# Work to do:
Reproduce all of the listing below without alteration.
···
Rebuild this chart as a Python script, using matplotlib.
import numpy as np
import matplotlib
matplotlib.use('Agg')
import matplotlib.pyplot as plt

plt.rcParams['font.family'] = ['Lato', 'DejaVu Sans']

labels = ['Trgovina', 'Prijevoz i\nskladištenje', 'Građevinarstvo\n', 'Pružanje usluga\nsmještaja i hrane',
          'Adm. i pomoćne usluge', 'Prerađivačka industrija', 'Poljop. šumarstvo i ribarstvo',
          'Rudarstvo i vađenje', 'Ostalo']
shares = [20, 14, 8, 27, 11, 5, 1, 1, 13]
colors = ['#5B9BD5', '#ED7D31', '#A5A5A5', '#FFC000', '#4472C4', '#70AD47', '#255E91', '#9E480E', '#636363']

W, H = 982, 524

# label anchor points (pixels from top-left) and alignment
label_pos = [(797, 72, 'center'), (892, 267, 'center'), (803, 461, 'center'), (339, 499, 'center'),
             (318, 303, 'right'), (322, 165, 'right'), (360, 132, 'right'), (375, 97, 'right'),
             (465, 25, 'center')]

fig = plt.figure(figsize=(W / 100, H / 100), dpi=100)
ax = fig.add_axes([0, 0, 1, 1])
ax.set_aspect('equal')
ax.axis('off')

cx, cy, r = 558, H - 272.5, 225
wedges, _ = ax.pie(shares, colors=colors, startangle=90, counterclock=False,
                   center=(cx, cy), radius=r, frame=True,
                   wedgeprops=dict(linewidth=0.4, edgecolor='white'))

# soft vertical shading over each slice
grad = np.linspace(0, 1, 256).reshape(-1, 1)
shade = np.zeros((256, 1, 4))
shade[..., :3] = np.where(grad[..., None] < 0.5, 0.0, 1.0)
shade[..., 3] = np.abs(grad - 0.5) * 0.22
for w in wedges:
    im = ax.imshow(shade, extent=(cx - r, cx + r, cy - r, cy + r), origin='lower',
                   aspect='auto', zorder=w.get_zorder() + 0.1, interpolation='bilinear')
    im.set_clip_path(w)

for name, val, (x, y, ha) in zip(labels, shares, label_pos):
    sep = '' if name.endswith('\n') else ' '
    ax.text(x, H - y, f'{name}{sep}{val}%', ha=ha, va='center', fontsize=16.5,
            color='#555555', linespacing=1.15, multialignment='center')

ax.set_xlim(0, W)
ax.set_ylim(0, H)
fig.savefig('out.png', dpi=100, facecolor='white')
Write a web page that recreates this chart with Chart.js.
···
# Worked solution:
Rebuild this chart as a Python script, using matplotlib.
import numpy as np
import matplotlib
matplotlib.use('Agg')
import matplotlib.pyplot as plt

plt.rcParams['font.family'] = ['Lato', 'DejaVu Sans']

labels = ['Trgovina', 'Prijevoz i\nskladištenje', 'Građevinarstvo\n', 'Pružanje usluga\nsmještaja i hrane',
          'Adm. i pomoćne usluge', 'Prerađivačka industrija', 'Poljop. šumarstvo i ribarstvo',
          'Rudarstvo i vađenje', 'Ostalo']
shares = [20, 14, 8, 27, 11, 5, 1, 1, 13]
colors = ['#5B9BD5', '#ED7D31', '#A5A5A5', '#FFC000', '#4472C4', '#70AD47', '#255E91', '#9E480E', '#636363']

W, H = 982, 524

# label anchor points (pixels from top-left) and alignment
label_pos = [(797, 72, 'center'), (892, 267, 'center'), (803, 461, 'center'), (339, 499, 'center'),
             (318, 303, 'right'), (322, 165, 'right'), (360, 132, 'right'), (375, 97, 'right'),
             (465, 25, 'center')]

fig = plt.figure(figsize=(W / 100, H / 100), dpi=100)
ax = fig.add_axes([0, 0, 1, 1])
ax.set_aspect('equal')
ax.axis('off')

cx, cy, r = 558, H - 272.5, 225
wedges, _ = ax.pie(shares, colors=colors, startangle=90, counterclock=False,
                   center=(cx, cy), radius=r, frame=True,
                   wedgeprops=dict(linewidth=0.4, edgecolor='white'))

# soft vertical shading over each slice
grad = np.linspace(0, 1, 256).reshape(-1, 1)
shade = np.zeros((256, 1, 4))
shade[..., :3] = np.where(grad[..., None] < 0.5, 0.0, 1.0)
shade[..., 3] = np.abs(grad - 0.5) * 0.22
for w in wedges:
    im = ax.imshow(shade, extent=(cx - r, cx + r, cy - r, cy + r), origin='lower',
                   aspect='auto', zorder=w.get_zorder() + 0.1, interpolation='bilinear')
    im.set_clip_path(w)

for name, val, (x, y, ha) in zip(labels, shares, label_pos):
    sep = '' if name.endswith('\n') else ' '
    ax.text(x, H - y, f'{name}{sep}{val}%', ha=ha, va='center', fontsize=16.5,
            color='#555555', linespacing=1.15, multialignment='center')

ax.set_xlim(0, W)
ax.set_ylim(0, H)
fig.savefig('out.png', dpi=100, facecolor='white')
Write a web page that recreates this chart with Chart.js.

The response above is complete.